Il frutto di un lavoro di un gruppo-classe


OBIETTIVI EDUCATIVI

  • Incrementare le competenze specifiche dei ragazzi per l’uso corretto del motorino;

  • a livello affettivo (fiducia nell’autonomia, consapevolezza delle motivazioni al rischio, sviluppo della sicurezza personale, fiducia nel rapporto con gli adulti,ecc.)

  • a livello psicomotorio (sviluppo delle capacità autoprotettive relative ai comportamenti di guida prudente ed alla capacità di affrontare l’emergenza,sviluppo delle capacità motorie necessarie per l’uso del mezzo).

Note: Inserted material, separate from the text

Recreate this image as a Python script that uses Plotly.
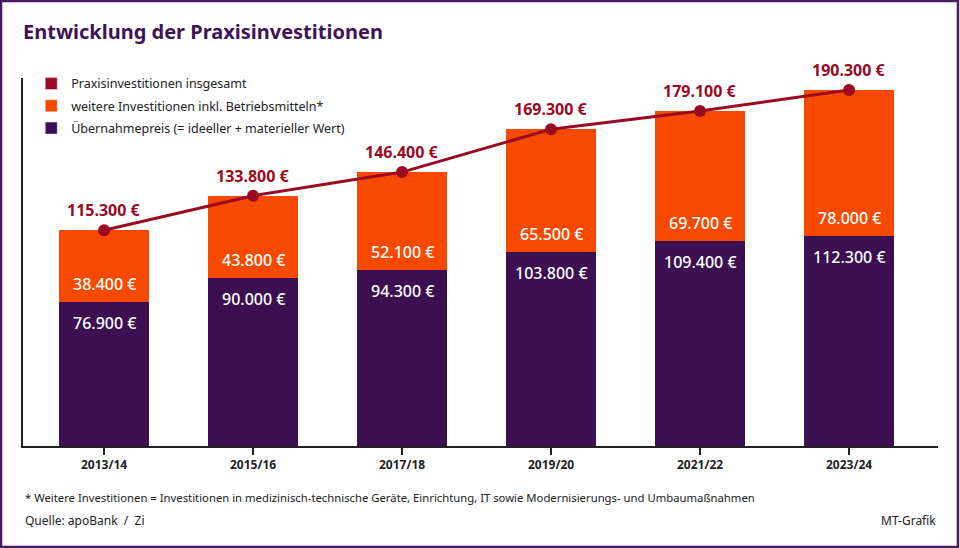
import plotly.graph_objects as go

# Daten
jahre = ['2013/14', '2015/16', '2017/18', '2019/20', '2021/22', '2023/24']
uebernahmepreis = [76900, 90000, 94300, 103800, 109400, 112300]
weitere_investitionen = [38400, 43800, 52100, 65500, 69700, 78000]
insgesamt = [115300, 133800, 146400, 169300, 179100, 190300]

namen = ['Praxisinvestitionen insgesamt',
         'weitere Investitionen inkl. Betriebsmitteln*',
         'Übernahmepreis (= ideeller + materieller Wert)']

LILA = '#3b0f50'
ORANGE = '#f74a00'
ROT = '#9a0b23'
FONT = 'Noto Sans'


def euro(v):
    return f'{v:,}'.replace(',', '.') + ' €'


fig = go.Figure()

fig.add_trace(go.Bar(x=jahre, y=uebernahmepreis, marker_color=LILA, marker_line_width=0,
                     width=0.604, showlegend=False, hoverinfo='skip'))
fig.add_trace(go.Bar(x=jahre, y=weitere_investitionen, marker_color=ORANGE, marker_line_width=0,
                     width=0.604, showlegend=False, hoverinfo='skip'))
fig.add_trace(go.Scatter(x=jahre, y=insgesamt, mode='lines+markers',
                         line=dict(color=ROT, width=3), marker=dict(color=ROT, size=12),
                         showlegend=False, hoverinfo='skip'))

# Legende mit quadratischen Symbolen
for i, (name, farbe) in enumerate(zip(namen, [ROT, ORANGE, LILA])):
    fig.add_trace(go.Bar(x=[None], y=[None], name=name, marker_color=farbe,
                         legendgroup=f'g{i}', legendrank=i + 1))

# Beschriftungen
for j, p, w, t in zip(jahre, uebernahmepreis, weitere_investitionen, insgesamt):
    fig.add_annotation(x=j, y=t, text=euro(t), showarrow=False, yshift=20,
                       font=dict(family=FONT, size=16, color=ROT, weight='bold'))
    fig.add_annotation(x=j, y=p, text=euro(p), showarrow=False, yshift=-21,
                       font=dict(family=FONT, size=16, color='white', weight=500))
    fig.add_annotation(x=j, y=p, text=euro(w), showarrow=False, yshift=18,
                       font=dict(family=FONT, size=16, color='white', weight=500))

fig.add_annotation(x=0, y=-0.1386, xref='paper', yref='paper', xanchor='left', yanchor='middle',
                   showarrow=False, align='left',
                   text='* Weitere Investitionen = Investitionen in medizinisch-technische Geräte, '
                        'Einrichtung, IT sowie Modernisierungs- und Umbaumaßnahmen',
                   font=dict(family=FONT, size=11.3, color='#222'))
fig.add_annotation(x=0, y=-0.2038, xref='paper', yref='paper', xanchor='left', yanchor='middle',
                   showarrow=False, text='Quelle: apoBank  /  Zi',
                   font=dict(family=FONT, size=12, color='#222'))
fig.add_annotation(x=1, y=-0.2038, xref='paper', yref='paper', xanchor='right', yanchor='middle',
                   showarrow=False, text='MT-Grafik',
                   font=dict(family=FONT, size=12, color='#222'))

# Rahmen
fig.add_shape(type='rect', xref='paper', yref='paper',
              x0=-0.0240, x1=1.0218, y0=-0.2745, y1=1.2092,
              line=dict(color='#4a1a62', width=2.5), layer='above')

fig.update_layout(
    width=960, height=548,
    barmode='stack',
    bargap=0.4,
    plot_bgcolor='white', paper_bgcolor='white',
    margin=dict(l=23, r=22, t=78, b=102),
    title=dict(text='<b>Entwicklung der Praxisinvestitionen</b>', xref='container', yref='container',
               x=23 / 960, y=1 - 32 / 548, xanchor='left', yanchor='middle',
               font=dict(family=FONT, size=20, color='#3e1358')),
    legend=dict(x=0.009, y=1.0245, xanchor='left', yanchor='top', bgcolor='rgba(0,0,0,0)',
                font=dict(family=FONT, size=12.5, color='#222'), itemwidth=30,
                tracegroupgap=3, traceorder='grouped', itemclick=False),
    font=dict(family=FONT),
    showlegend=True,
)
fig.update_xaxes(range=[-0.544, 5.597], showline=True, linecolor='#222', linewidth=1.5,
                 ticks='outside', ticklen=7, tickcolor='#222', tickwidth=1.5,
                 tickfont=dict(family=FONT, size=12, color='#222', weight='bold'), showgrid=False)
fig.update_yaxes(range=[0, 196700], showline=True, linecolor='#222', linewidth=1.5,
                 showticklabels=False, ticks='', showgrid=False, zeroline=False)

fig.write_html('out.html', config={'displayModeBar': False},
               post_script="document.body.style.margin='0';")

  • A livello sociale (responsabilizzazione nei confronti di se stessi, degli altri e dell’ambiente,acquisizione di un rapporto corretto con le norme ed i codici, sviluppo dell’uso corretto dello " spazio città)

  • a livello cognitivo (permettere ai bambini e agli adolescenti di acquisire una mentalità scientifica e razionale nei con fronti degli incidenti stradali, acquisizione della conoscenza del codice stradale, sviluppo dei processi di mentalizzazione dell’ambiente attraverso la sua esplorazione e mappatura).

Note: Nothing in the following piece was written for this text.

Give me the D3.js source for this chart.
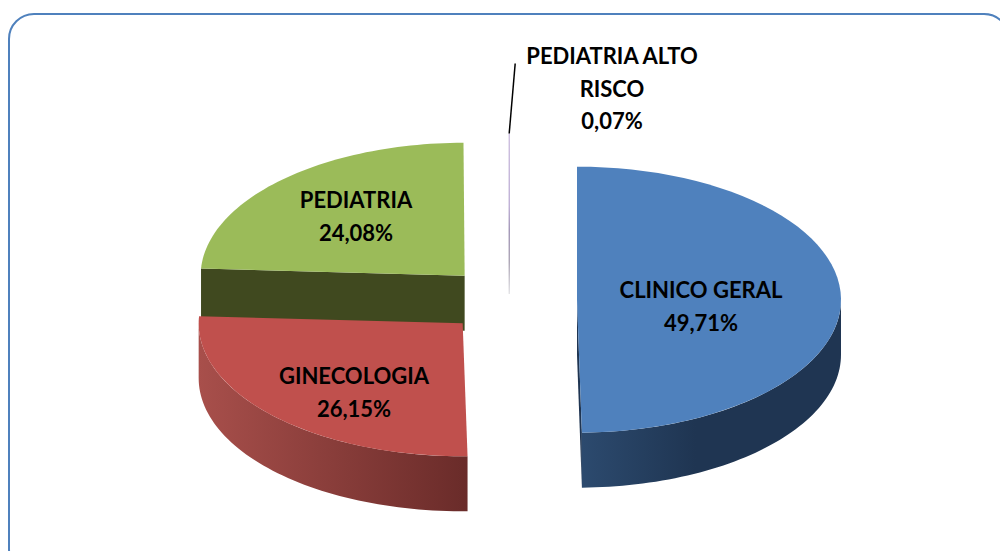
<!DOCTYPE html>
<html>
<head>
<meta charset="utf-8">
<script src="https://cdn.jsdelivr.net/npm/d3@7"></script>
<style>
  html, body { margin: 0; padding: 0; background: #fff; overflow: hidden; }
  text { font-family: Lato, "Open Sans", sans-serif; font-weight: 700; font-size: 22px; fill: #000; text-anchor: middle; }
</style>
</head>
<body>
<svg id="chart" width="1000" height="551"></svg>
<script>
const categories = ['CLINICO GERAL', 'GINECOLOGIA', 'PEDIATRIA', 'PEDIATRIA ALTO RISCO'];
const values = [49.71, 26.15, 24.08, 0.07];
const valueLabels = ['49,71%', '26,15%', '24,08%', '0,07%'];
const topColors = ['#4f81bd', '#c0504d', '#9bbb59', '#8064a2'];
const wallColors = [['#2c4a6e', '#1f3552'], ['#a84f4b', '#692b29'], ['#40491f', '#40491f'], ['#8064a2', '#8064a2']];

const width = 1000, height = 551;
const cx = 510.5, cy = 300, rx = 264, ry = 133, depth = 55, explode = 66.5;

const svg = d3.select('#chart');
const defs = svg.append('defs');

svg.append('rect')
    .attr('x', 9).attr('y', 14)
    .attr('width', 1000).attr('height', 560)
    .attr('rx', 25).attr('ry', 25)
    .attr('fill', '#fff')
    .attr('stroke', '#4f81bd')
    .attr('stroke-width', 2);

// pie angles, then squashed onto an ellipse for the 3d look
const arcs = d3.pie().sort(null).value(d => d)(values);

arcs.forEach(a => {
    const mid = (a.startAngle + a.endAngle) / 2;
    a.ox = cx + explode * Math.sin(mid);
    a.oy = cy - explode * Math.cos(mid) * ry / rx;
});

const px = (a, t) => a.ox + rx * Math.sin(t);
const py = (a, t) => a.oy - ry * Math.cos(t);
const line = d3.line();
const sweep = (from, to) => d3.range(0, 61).map(i => from + (to - from) * i / 60);

function topPath(a) {
    const pts = sweep(a.startAngle, a.endAngle).map(t => [px(a, t), py(a, t)]);
    return line([[a.ox, a.oy], ...pts]) + 'Z';
}

// outer wall, only the part of the rim facing the viewer
function wallPath(a) {
    const from = Math.max(a.startAngle, Math.PI / 2);
    const to = Math.min(a.endAngle, Math.PI * 1.5);
    const pts = sweep(from, to);
    const upper = pts.map(t => [px(a, t), py(a, t)]);
    const lower = pts.slice().reverse().map(t => [px(a, t), py(a, t) + depth]);
    return line([...upper, ...lower]) + 'Z';
}

// cut face going from the apex to the rim at angle t
function cutPath(a, t) {
    return line([
        [a.ox, a.oy], [px(a, t), py(a, t)],
        [px(a, t), py(a, t) + depth], [a.ox, a.oy + depth]
    ]) + 'Z';
}

function wallGradient(i, a) {
    const g = defs.append('linearGradient')
        .attr('id', 'wall' + i)
        .attr('gradientUnits', 'userSpaceOnUse')
        .attr('x1', i === 0 ? a.ox + rx * 0.02 : a.ox - rx)
        .attr('x2', i === 0 ? a.ox + rx * 0.45 : a.ox + rx * 0.03)
        .attr('y1', 0).attr('y2', 0);
    g.append('stop').attr('offset', 0).attr('stop-color', wallColors[i][0]);
    g.append('stop').attr('offset', 1).attr('stop-color', wallColors[i][1]);
}
arcs.forEach((a, i) => wallGradient(i, a));

// back to front: pediatria, alto risco, ginecologia, clinico
const pie = svg.append('g');

const ped = arcs[2];
pie.append('path').attr('d', cutPath(ped, ped.startAngle)).attr('fill', '#40491f');
pie.append('path').attr('d', topPath(ped)).attr('fill', topColors[2]);

const gin = arcs[1];
pie.append('path').attr('d', wallPath(gin)).attr('fill', 'url(#wall1)');
pie.append('path').attr('d', topPath(gin)).attr('fill', topColors[1]);

const cli = arcs[0];
pie.append('path').attr('d', cutPath(cli, cli.endAngle)).attr('fill', '#1f3552');
pie.append('path').attr('d', wallPath(cli)).attr('fill', 'url(#wall0)');
pie.append('path').attr('d', topPath(cli)).attr('fill', topColors[0]);

// the 0,07% sliver is barely a pixel wide so it gets a thin stroke with a fade
const alto = arcs[3];
const slv = defs.append('linearGradient')
    .attr('id', 'sliver')
    .attr('gradientUnits', 'userSpaceOnUse')
    .attr('x1', 0).attr('x2', 0)
    .attr('y1', py(alto, alto.startAngle)).attr('y2', alto.oy + depth * 0.5);
slv.append('stop').attr('offset', 0).attr('stop-color', '#b9a5d2');
slv.append('stop').attr('offset', 0.45).attr('stop-color', '#a48fc4');
slv.append('stop').attr('offset', 0.6).attr('stop-color', '#7b6a99');
slv.append('stop').attr('offset', 0.8).attr('stop-color', '#8a8096');
slv.append('stop').attr('offset', 1).attr('stop-color', '#d8d8dc');
const sliverTop = py(alto, alto.startAngle);
const sliverX = px(alto, alto.startAngle);
pie.append('line')
    .attr('x1', sliverX).attr('x2', sliverX + 0.01)
    .attr('y1', sliverTop).attr('y2', alto.oy + depth * 0.5)
    .attr('stroke', 'url(#sliver)').attr('stroke-width', 1);

// leader line for the small slice
svg.append('line')
    .attr('x1', sliverX).attr('y1', sliverTop)
    .attr('x2', sliverX + 6).attr('y2', sliverTop - 70)
    .attr('stroke', '#000').attr('stroke-width', 1.5);

const labels = [
    { lines: [categories[0], valueLabels[0]], x: 701, y: 298 },
    { lines: [categories[1], valueLabels[1]], x: 354, y: 384 },
    { lines: [categories[2], valueLabels[2]], x: 356, y: 208 },
    { lines: ['PEDIATRIA ALTO', 'RISCO', valueLabels[3]], x: 612, y: 64 }
];

labels.forEach(l => {
    const t = svg.append('text').attr('x', l.x).attr('y', l.y);
    l.lines.forEach((s, i) => {
        t.append('tspan').attr('x', l.x).attr('dy', i ? 32.5 : 0).text(s);
    });
});
</script>
</body>
</html>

  • Realizzare con i ragazzi un Patto Sul Rischio Accettabile (vedi su questo numero l’articolo che illustra lo specifico metodo creato da Daniele Biondo), che promuove l’intesa, l’accordo fra generazioni, per il controllo del rischio.

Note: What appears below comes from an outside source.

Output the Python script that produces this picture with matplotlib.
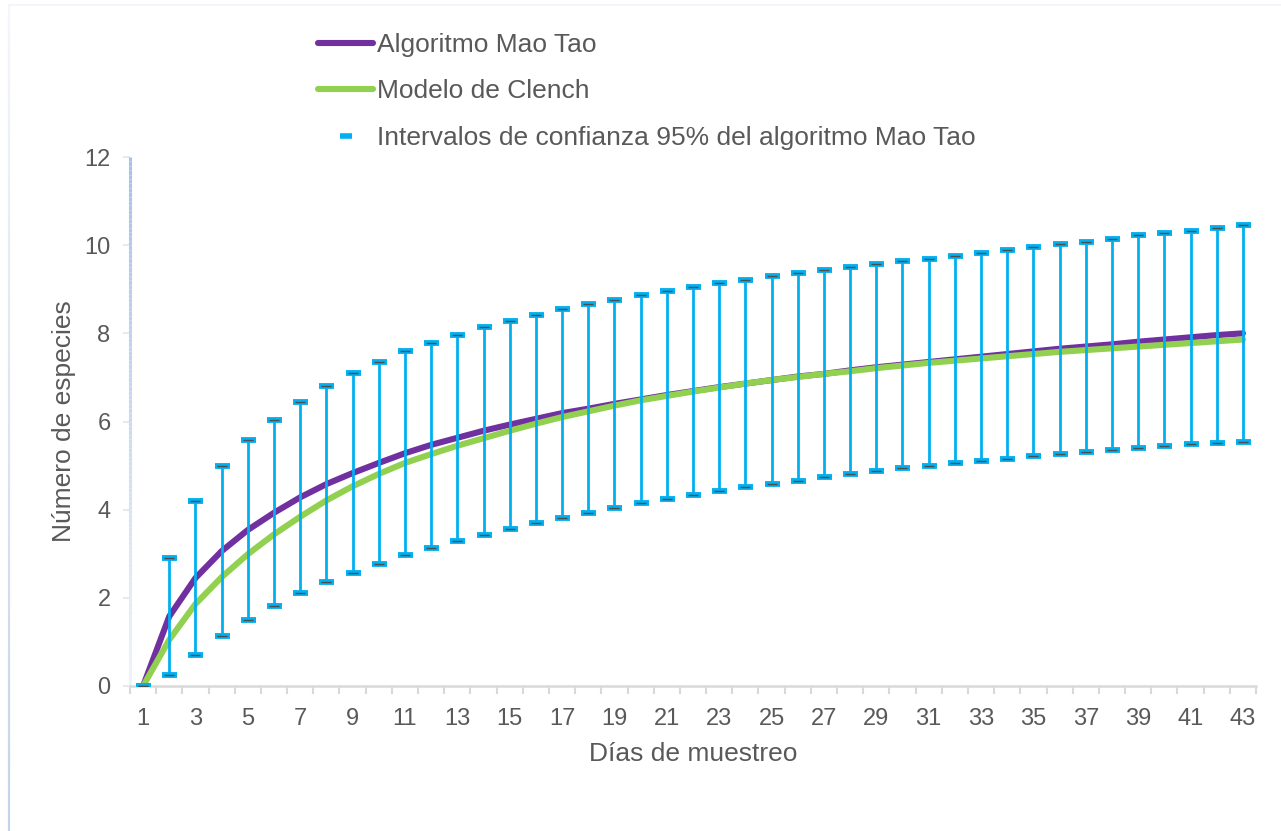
import numpy as np
import matplotlib
matplotlib.use("Agg")
import matplotlib.pyplot as plt
from matplotlib.collections import LineCollection
from matplotlib.lines import Line2D
from matplotlib.colors import to_rgba

plt.rcParams['font.family'] = ['Liberation Sans', 'DejaVu Sans']

# Sampling days
dias = list(range(1, 44))

# Species accumulation: Mao Tao estimate and its 95% confidence limits
mao_tao = [0.00, 1.58, 2.45, 3.06, 3.54, 3.93, 4.28, 4.58, 4.83, 5.06,
           5.28, 5.47, 5.63, 5.79, 5.93, 6.06, 6.19, 6.29, 6.40, 6.50,
           6.60, 6.69, 6.78, 6.86, 6.94, 7.02, 7.08, 7.16, 7.23, 7.29,
           7.35, 7.41, 7.47, 7.53, 7.59, 7.65, 7.70, 7.75, 7.81, 7.86,
           7.91, 7.96, 8.00]
ic_superior = [0.00, 2.91, 4.19, 4.99, 5.57, 6.04, 6.45, 6.80, 7.09, 7.35,
               7.59, 7.79, 7.97, 8.14, 8.29, 8.42, 8.55, 8.66, 8.76, 8.86,
               8.95, 9.04, 9.14, 9.21, 9.29, 9.37, 9.43, 9.51, 9.58, 9.64,
               9.69, 9.76, 9.83, 9.89, 9.96, 10.03, 10.08, 10.15, 10.22, 10.27,
               10.33, 10.40, 10.46]
ic_inferior = [0.00, 0.24, 0.70, 1.13, 1.50, 1.82, 2.10, 2.35, 2.57, 2.77,
               2.97, 3.14, 3.29, 3.43, 3.56, 3.70, 3.82, 3.92, 4.03, 4.14,
               4.24, 4.33, 4.42, 4.51, 4.58, 4.66, 4.73, 4.80, 4.88, 4.94,
               5.00, 5.05, 5.11, 5.16, 5.21, 5.26, 5.31, 5.35, 5.40, 5.44,
               5.48, 5.51, 5.54]

# Clench model fit
clench = [0.00, 1.05, 1.86, 2.47, 2.99, 3.44, 3.84, 4.21, 4.53, 4.81,
          5.06, 5.26, 5.45, 5.62, 5.79, 5.95, 6.10, 6.23, 6.36, 6.48,
          6.58, 6.68, 6.77, 6.86, 6.94, 7.01, 7.08, 7.14, 7.21, 7.27,
          7.33, 7.38, 7.43, 7.48, 7.53, 7.58, 7.62, 7.66, 7.70, 7.74,
          7.78, 7.82, 7.86]

y_ticks = [0, 2, 4, 6, 8, 10, 12]
x_ticklabels = [str(d) if d % 2 == 1 else "" for d in dias]

TEXT = "#595959"
PURPLE = "#7030A0"
GREEN = "#92D050"
CYAN = "#00B0F0"

fig = plt.figure(figsize=(12.81, 8.31), dpi=100)
ax = fig.add_axes([130 / 1281, 1 - 686 / 831, (1256 - 130) / 1281, (686 - 157) / 831])

# Outer chart frame (very light, bluish on the left edge)
def gradient_line(x0, y0, x1, y1, c0, c1, lw, n=120):
    xs = np.linspace(x0, x1, n + 1)
    ys = np.linspace(y0, y1, n + 1)
    segs = [[(xs[i], ys[i]), (xs[i + 1], ys[i + 1])] for i in range(n)]
    a, b = np.array(to_rgba(c0)), np.array(to_rgba(c1))
    cols = [a + (b - a) * t for t in np.linspace(0, 1, n)]
    return LineCollection(segs, colors=cols, linewidths=lw)

frame_left = gradient_line(8.5 / 1281, 1 - 5 / 831, 8.5 / 1281, 0, "#F3F6FB", "#C4D3EA", 1.6)
frame_left.set_transform(fig.transFigure)
fig.add_artist(frame_left)
fig.add_artist(Line2D([8.5 / 1281, 1], [1 - 5 / 831, 1 - 5 / 831], transform=fig.transFigure,
                      color="#F0F3F8", lw=1.2))

# Series
ax.plot(dias, mao_tao, color=PURPLE, lw=4.4, solid_capstyle="round",
        solid_joinstyle="round", zorder=3)
ax.plot(dias, clench, color=GREEN, lw=4.4, solid_capstyle="round",
        solid_joinstyle="round", zorder=4)

mt = np.array(mao_tao)
yerr = [mt - np.array(ic_inferior), np.array(ic_superior) - mt]
ax.errorbar(dias, mao_tao, yerr=yerr, fmt="none", ecolor=CYAN, elinewidth=2.0,
            capsize=5.4, capthick=4.2, zorder=5)
# Thin dark centre line on each cap marker
ax.plot(dias, ic_superior, ls="none", marker="_", ms=7.5, mew=1.0, color="#4D4D4D", zorder=6)
ax.plot(dias, ic_inferior, ls="none", marker="_", ms=7.5, mew=1.0, color="#4D4D4D", zorder=6)

# Axes
ax.set_xlim(0.5, 43.5)
ax.set_ylim(0, 12)
ax.set_yticks(y_ticks)
ax.set_yticklabels([str(v) for v in y_ticks])
ax.set_xticks(dias)
ax.set_xticklabels(x_ticklabels)
ax.set_xticks(np.arange(0.5, 44, 1), minor=True)

for s in ["top", "right", "left"]:
    ax.spines[s].set_visible(False)
ax.spines["bottom"].set_color("#D9D9D9")
ax.spines["bottom"].set_linewidth(1.8)

ax.tick_params(axis="x", which="major", length=0, pad=16, labelsize=17, labelcolor=TEXT)
ax.tick_params(axis="x", which="minor", length=5.5, width=1.5, color="#D9D9D9")
ax.tick_params(axis="y", which="major", length=5, width=1.5, color="#E3EAF4",
               pad=9, labelsize=17, labelcolor=TEXT)

# Vertical axis line fading towards the bottom
yspine = gradient_line(0, 1, 0, 0, "#A9C0E4", "#EEF3FA", 2.2)
yspine.set_transform(ax.transAxes)
yspine.set_clip_on(False)
ax.add_collection(yspine)

ax.set_xlabel("Días de muestreo", fontsize=19, color=TEXT, labelpad=8.5)
ax.set_ylabel("Número de especies", fontsize=19, color=TEXT, labelpad=6)

# Legend
handles = [
    Line2D([], [], color=PURPLE, lw=4.4, solid_capstyle="round"),
    Line2D([], [], color=GREEN, lw=4.4, solid_capstyle="round"),
    Line2D([], [], ls="none", marker="_", ms=9, mew=4.0, color=CYAN),
]
labels = ["Algoritmo Mao Tao", "Modelo de Clench",
          "Intervalos de confianza 95% del algoritmo Mao Tao"]
leg = fig.legend(handles, labels, loc="upper left",
                 bbox_to_anchor=(318 / 1281, 1 - 33 / 831), frameon=False,
                 fontsize=19, handlelength=2.1, handletextpad=0.12,
                 labelspacing=0.85, borderaxespad=0, borderpad=0)
for t in leg.get_texts():
    t.set_color(TEXT)

fig.savefig("out.png", dpi=100, facecolor="white")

Educazione psicomotoria per prepararsi ad affrontare al meglio la strada


La  PSICOPEDAGOGIA DEL RISCHIO STRADALE

La Psicopedagogia del rischio stradale propone una sintesi dei contributi dell’educazione ambientale, della ricerca psicologica nel campo della percezione, della psicologia evolutiva (con particolare riferimento al ruolo dell’ambiente nella costruzione della personalità dell’individuo) e ultimamente dei contributi dell’urbanistica con particolare riferimento alla progettazione partecipata.
Il metodo psicopedagogico del rischio stradale del Centro Alfredo Rampi Onlus  è fondato sui principi della "Psicopedagogia del Rischio Ambientale" (Biondo, Di Iorio, 2001) che con gli adolescenti prevede una strategia differenziata caratterizzata da diverse tipologie d’intervento preventivo: il gruppo classe come risorsa per la prevenzione (all’interno delle scuole medie superiori); i corsi di guida sicura del motorino per l’addestramento dei primoadolescenti per sviluppare le loro  capacità autoprotettive  sul motorino; il centro di aggregazione giovanile per la mitigazione del rischio città; il coinvolgimento di tutti i ragazzi degli istituti di scuola media superiore nel Progetto scuola sicura; e la promozione del volontariato giovanile territoriale.



L’esplorazione del quartiere

Tutti questi interventi sono uniti dallo stesso orientamento culturale sul tema del rischio in adolescenza che riconosce agli adolescenti il bisogno di fare esperienze rischiose perché tale bisogno  rappresenta un "banco di prova del novello funzionamento autonomo dell’Io". Di conseguenza occorre aiutare gli adolescenti a distinguere le esperienze di rischio, che favoriscono il processo di maturazione, dalle loro varianti patologiche, che lo bloccano. Per fare ciò non è sufficiente coinvolgerli episodicamente in interventi scolastici di "educazione alla salute", ma occorre in un percorso di crescita individuale e sociale che li traghetti da esperienze di "branco" al limite della legalità dove la ricerca del rischio viene teorizzata ed estremizzata ad esperienze di "gruppo" in cui l'esperienza del rischio può essere mitigata, controllata e spogliata degli elementi ribellistici e distruttivi che può contenere.